O delegado Marcos Leôncio, diretor da Associação Nacional dos Delegados de Polícia Federal, explicou que as organizações criminosas especializadas em lavagem de dinheiro têm grande agilidade de atuação e a exigência de ordem judicial para acesso aos dados sem sigilo torna mais lento e burocrático o trabalho de investigação no Brasil.
Segundo Leôncio, o projeto de lei foi elaborado em 2006, como forma de viabilizar o estabelecido pelo Estratégias Nacional de Combate à Corrupção e Lavagem de Dinheiro (Encla), formada por diversas agências responsáveis pelas apurações do crime. “Uma das características da lavagem de dinheiro é o uso de nome falsos ou de fantasmas, criando uma cadeia criminosa. Portanto, a agilidade é fundamental, porque ela pode facilmente se desfazer e ganhar nova conformação”, defende o federal.
Ele lembra ainda que o veto de acesso a dados não sigilosos deixa sob suspeição a polícia e o Ministério Público. “A PF tem fé pública e não se pode partir da premissa de que a corporação usará indevidamente esses dados. O governo tem bancos muito ricos, como os dos tribunais regionais eleitorais e da Previdência Social. Por que não usá-los em defesa do próprio estado?”, questiona.

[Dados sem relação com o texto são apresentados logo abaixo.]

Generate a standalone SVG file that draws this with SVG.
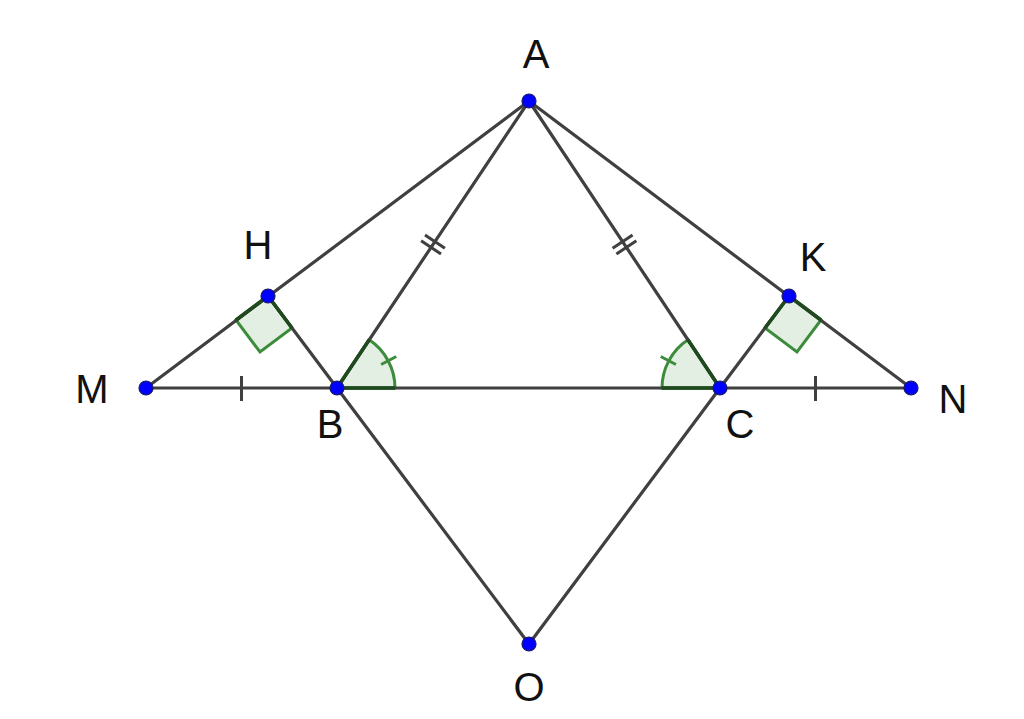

ACORDO Para tentar mudar a situação, o Ministério da Justiça e a Associação dos Delegados Federais se sentaram à mesa de negociação com senadores para tentar um acordo. Das alterações feitas pela Câmara, todos concordam que deverá ser revisto o veto de acesso aos dados não sigilosos. Nas demais, de acordo com o delegado Leôncio, o projeto será mantido com as alterações sugeridas pelo Ministério da Justiça, entre elas a redução da pena.
Segundo o secretário de Assuntos Legislativos do Ministério da Justiça, Marivaldo Pereira, o crime de lavagem de dinheiro sempre vem acompanhado de outro crime, como corrupção ou tráfico de drogas. Portanto, com uma previsão de pena mínima de 12 anos, o total poderia causar grande desproporção no sistema penal do país. A proposta terminou sendo aceita pela Associação dos Delegados Federais, que concordou também com a mudança relativa ao aumento de pena para lavagem de dinheiro do terrorismo.
O projeto de lei original previa um acréscimo da pena quando os recursos movimentados financiassem o terror, mas o Ministério da Justiça se comprometeu a acompanhar os inúmeros projetos de lei que tratam do crime já em tramitação no Congresso, para que essa previsão legal constasse em um deles.
“Acreditamos que a inclusão do tema terrorismo dentro da legislação sobre lavagem de dinheiro iria atravancar a votação, porque poderia suscitar inúmeras discussões, já que o crime de terror não está tipificado devidamente nesse conjunto de normas”, justifica o secretário.
Para ele, as alterações sofridas na Câmara, com exceção do veto ao acesso a dados não sigilosos, melhoraram bastante o texto original, e o que gerou o engessamento da investigação da PF e do Ministério Público foi uma redação pouco clara do artigo do projeto de lei. A Associação dos Delegados também concordou com a retirada da aplicação exclusiva dos bens apreendidos com a lavagem de dinheiro nas investigações policiais. “Mesmo sendo um importante instrumento de repressão, foi preciso um consenso para evitar o principal problema, que é o acesso a dados não sigilosos.”, afirma Marcos Leôncio.
MEMÓRIA - O caso do Banestado
O escândalo do Banestado (Banco do Paraná) é um dos maiores esquemas de lavagem de dinheiro já investigados no país, a partir da segunda metade da década de 1990, que teria movimentado mais de R$ 30 bilhões nas chamadas contas CC-5 (na foto, federais cumprem mandado de busca em escritório de advocacia em BH). Por meio delas, o sistema financeiro público brasileiro remeteu irregularmente os recursos para bancos dos Estados Unidos. Além da investigação da Polícia Federal, foi instaurada uma Comissão Parlamentar de Inquérito que resultou no indiciamento de 91 pessoas suspeitas de envolvimento no esquema de remessa ilegal. Na lista de pessoas sob suspeita estavam o ex-prefeito de São Paulo Celso Pitta e o ex-presidente do Banco Central Gustavo Franco. Ao todo, a comissão analisou 1,6 milhão de operações financeiras e investigou de 500 mil a 600 mil pessoas físicas e jurídicas.